→ OBJECTIVE
Provide only the number of lines in the data below that contain the word "matplotlib".

→ SUPPLIED DATA
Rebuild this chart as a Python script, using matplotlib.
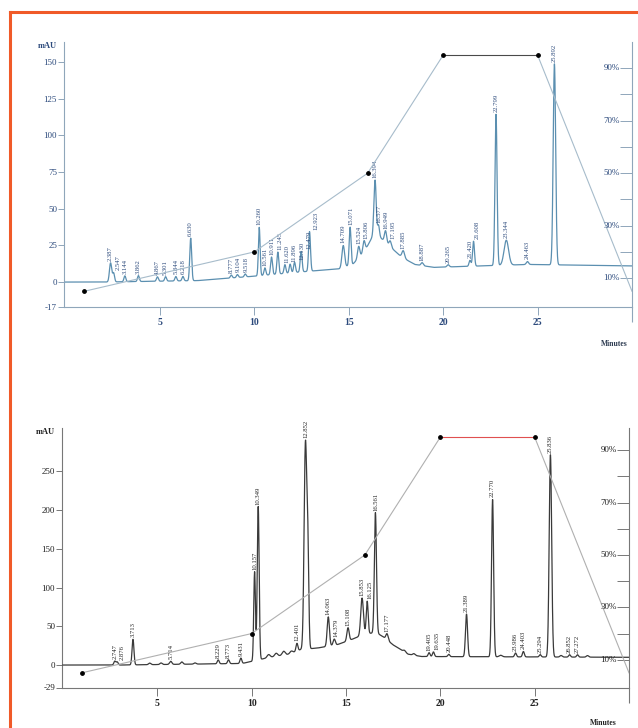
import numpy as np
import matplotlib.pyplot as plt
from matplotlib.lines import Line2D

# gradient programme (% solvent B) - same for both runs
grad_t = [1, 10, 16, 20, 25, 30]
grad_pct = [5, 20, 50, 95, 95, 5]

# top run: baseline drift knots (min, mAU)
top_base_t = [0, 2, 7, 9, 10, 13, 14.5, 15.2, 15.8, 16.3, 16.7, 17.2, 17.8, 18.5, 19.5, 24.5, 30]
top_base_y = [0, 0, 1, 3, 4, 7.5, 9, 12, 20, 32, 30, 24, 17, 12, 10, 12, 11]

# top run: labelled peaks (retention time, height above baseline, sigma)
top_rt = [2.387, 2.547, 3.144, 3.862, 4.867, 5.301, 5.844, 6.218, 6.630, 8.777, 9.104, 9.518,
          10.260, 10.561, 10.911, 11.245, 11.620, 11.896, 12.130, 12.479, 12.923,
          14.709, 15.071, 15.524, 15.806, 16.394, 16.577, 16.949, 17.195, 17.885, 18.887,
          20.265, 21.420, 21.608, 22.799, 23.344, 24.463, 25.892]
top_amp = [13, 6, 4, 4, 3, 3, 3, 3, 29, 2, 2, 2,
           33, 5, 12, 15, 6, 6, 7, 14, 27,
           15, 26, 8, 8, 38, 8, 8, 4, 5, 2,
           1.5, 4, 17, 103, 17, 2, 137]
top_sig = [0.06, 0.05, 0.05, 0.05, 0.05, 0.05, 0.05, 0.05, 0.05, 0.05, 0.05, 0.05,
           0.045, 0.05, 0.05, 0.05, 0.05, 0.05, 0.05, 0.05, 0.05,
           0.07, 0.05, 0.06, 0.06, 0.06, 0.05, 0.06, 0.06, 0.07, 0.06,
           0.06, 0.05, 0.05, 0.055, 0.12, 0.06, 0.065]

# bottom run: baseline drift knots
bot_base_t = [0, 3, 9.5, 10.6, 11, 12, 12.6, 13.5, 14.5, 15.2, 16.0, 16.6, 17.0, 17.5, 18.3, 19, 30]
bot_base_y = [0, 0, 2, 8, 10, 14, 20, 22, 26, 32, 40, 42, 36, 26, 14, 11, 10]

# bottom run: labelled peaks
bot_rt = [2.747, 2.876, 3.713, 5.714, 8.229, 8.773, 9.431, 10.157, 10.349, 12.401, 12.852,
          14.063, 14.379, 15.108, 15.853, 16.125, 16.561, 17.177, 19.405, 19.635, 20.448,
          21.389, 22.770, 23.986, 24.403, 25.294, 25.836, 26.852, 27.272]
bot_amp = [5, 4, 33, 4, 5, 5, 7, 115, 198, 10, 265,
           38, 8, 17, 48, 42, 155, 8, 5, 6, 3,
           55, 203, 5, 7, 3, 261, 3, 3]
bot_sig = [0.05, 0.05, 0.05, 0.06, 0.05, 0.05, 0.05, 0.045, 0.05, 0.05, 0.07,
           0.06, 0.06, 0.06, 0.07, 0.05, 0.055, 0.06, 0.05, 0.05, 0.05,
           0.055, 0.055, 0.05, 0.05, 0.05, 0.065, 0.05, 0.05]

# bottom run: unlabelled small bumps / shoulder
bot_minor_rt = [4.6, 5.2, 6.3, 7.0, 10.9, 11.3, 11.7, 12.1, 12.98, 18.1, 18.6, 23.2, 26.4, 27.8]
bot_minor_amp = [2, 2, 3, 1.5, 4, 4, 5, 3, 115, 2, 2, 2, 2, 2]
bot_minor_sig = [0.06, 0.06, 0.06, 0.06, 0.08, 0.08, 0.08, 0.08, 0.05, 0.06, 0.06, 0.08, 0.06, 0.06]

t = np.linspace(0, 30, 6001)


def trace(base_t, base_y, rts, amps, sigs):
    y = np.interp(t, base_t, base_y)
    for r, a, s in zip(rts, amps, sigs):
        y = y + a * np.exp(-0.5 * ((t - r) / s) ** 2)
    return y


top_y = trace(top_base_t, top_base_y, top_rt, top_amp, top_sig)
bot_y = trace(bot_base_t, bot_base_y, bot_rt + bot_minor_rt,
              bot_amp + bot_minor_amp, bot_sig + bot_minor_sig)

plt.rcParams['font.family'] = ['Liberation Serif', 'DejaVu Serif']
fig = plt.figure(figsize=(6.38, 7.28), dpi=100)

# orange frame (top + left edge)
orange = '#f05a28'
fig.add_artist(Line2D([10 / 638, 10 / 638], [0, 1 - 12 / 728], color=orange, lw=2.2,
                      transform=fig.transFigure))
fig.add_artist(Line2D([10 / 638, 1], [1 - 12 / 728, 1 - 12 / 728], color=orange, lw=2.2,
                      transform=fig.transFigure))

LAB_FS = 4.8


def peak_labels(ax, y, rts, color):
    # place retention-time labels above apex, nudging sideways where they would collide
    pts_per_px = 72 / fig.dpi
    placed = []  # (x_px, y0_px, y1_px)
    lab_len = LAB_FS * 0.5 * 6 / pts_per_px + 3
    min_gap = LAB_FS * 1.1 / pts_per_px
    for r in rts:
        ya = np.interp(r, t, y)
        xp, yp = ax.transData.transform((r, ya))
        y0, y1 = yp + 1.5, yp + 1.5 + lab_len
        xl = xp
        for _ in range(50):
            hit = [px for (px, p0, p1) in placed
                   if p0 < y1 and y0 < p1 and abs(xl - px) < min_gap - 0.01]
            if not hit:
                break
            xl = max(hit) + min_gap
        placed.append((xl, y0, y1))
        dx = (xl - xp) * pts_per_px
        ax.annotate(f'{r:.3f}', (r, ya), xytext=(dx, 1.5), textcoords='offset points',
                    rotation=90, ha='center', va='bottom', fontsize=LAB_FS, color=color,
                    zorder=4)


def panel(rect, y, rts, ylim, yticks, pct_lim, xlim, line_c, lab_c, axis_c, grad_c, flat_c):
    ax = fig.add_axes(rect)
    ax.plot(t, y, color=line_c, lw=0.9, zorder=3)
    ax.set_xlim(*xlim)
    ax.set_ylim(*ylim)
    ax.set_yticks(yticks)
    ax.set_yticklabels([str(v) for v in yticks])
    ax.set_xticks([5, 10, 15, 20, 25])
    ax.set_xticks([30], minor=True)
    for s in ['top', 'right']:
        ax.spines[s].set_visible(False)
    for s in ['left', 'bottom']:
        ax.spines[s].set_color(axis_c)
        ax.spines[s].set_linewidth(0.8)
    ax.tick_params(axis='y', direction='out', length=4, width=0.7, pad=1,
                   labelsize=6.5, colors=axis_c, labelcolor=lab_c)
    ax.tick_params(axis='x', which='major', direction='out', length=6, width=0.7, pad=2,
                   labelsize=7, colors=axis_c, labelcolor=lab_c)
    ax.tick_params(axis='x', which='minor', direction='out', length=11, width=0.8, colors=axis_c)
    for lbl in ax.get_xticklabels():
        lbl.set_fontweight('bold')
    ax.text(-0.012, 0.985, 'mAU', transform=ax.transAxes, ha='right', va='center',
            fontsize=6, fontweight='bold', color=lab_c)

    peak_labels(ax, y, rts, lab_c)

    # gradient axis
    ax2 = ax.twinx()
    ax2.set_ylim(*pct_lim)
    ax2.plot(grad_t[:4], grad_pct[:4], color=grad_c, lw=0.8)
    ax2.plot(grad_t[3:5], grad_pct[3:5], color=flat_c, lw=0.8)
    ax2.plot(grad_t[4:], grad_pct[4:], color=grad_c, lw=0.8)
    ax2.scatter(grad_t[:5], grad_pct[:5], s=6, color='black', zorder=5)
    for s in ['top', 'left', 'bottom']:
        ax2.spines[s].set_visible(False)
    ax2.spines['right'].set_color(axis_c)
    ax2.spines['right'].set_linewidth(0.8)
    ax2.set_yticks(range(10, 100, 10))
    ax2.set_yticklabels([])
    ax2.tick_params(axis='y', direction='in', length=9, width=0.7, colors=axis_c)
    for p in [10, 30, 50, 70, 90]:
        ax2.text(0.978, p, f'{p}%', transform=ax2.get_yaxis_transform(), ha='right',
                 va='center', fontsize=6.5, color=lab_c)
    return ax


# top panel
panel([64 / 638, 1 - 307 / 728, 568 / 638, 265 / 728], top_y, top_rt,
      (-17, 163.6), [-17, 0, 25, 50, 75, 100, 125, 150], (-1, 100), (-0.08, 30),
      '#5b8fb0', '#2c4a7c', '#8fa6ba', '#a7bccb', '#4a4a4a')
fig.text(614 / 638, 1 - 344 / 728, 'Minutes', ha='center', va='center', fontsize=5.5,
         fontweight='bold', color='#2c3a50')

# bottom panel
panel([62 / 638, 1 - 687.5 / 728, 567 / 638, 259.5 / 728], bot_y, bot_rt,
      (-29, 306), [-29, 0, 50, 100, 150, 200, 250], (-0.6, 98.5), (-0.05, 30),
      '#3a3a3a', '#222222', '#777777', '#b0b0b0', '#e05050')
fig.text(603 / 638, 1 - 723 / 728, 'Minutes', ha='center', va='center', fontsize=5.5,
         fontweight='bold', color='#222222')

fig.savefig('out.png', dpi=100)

→ TASK ANSWER
3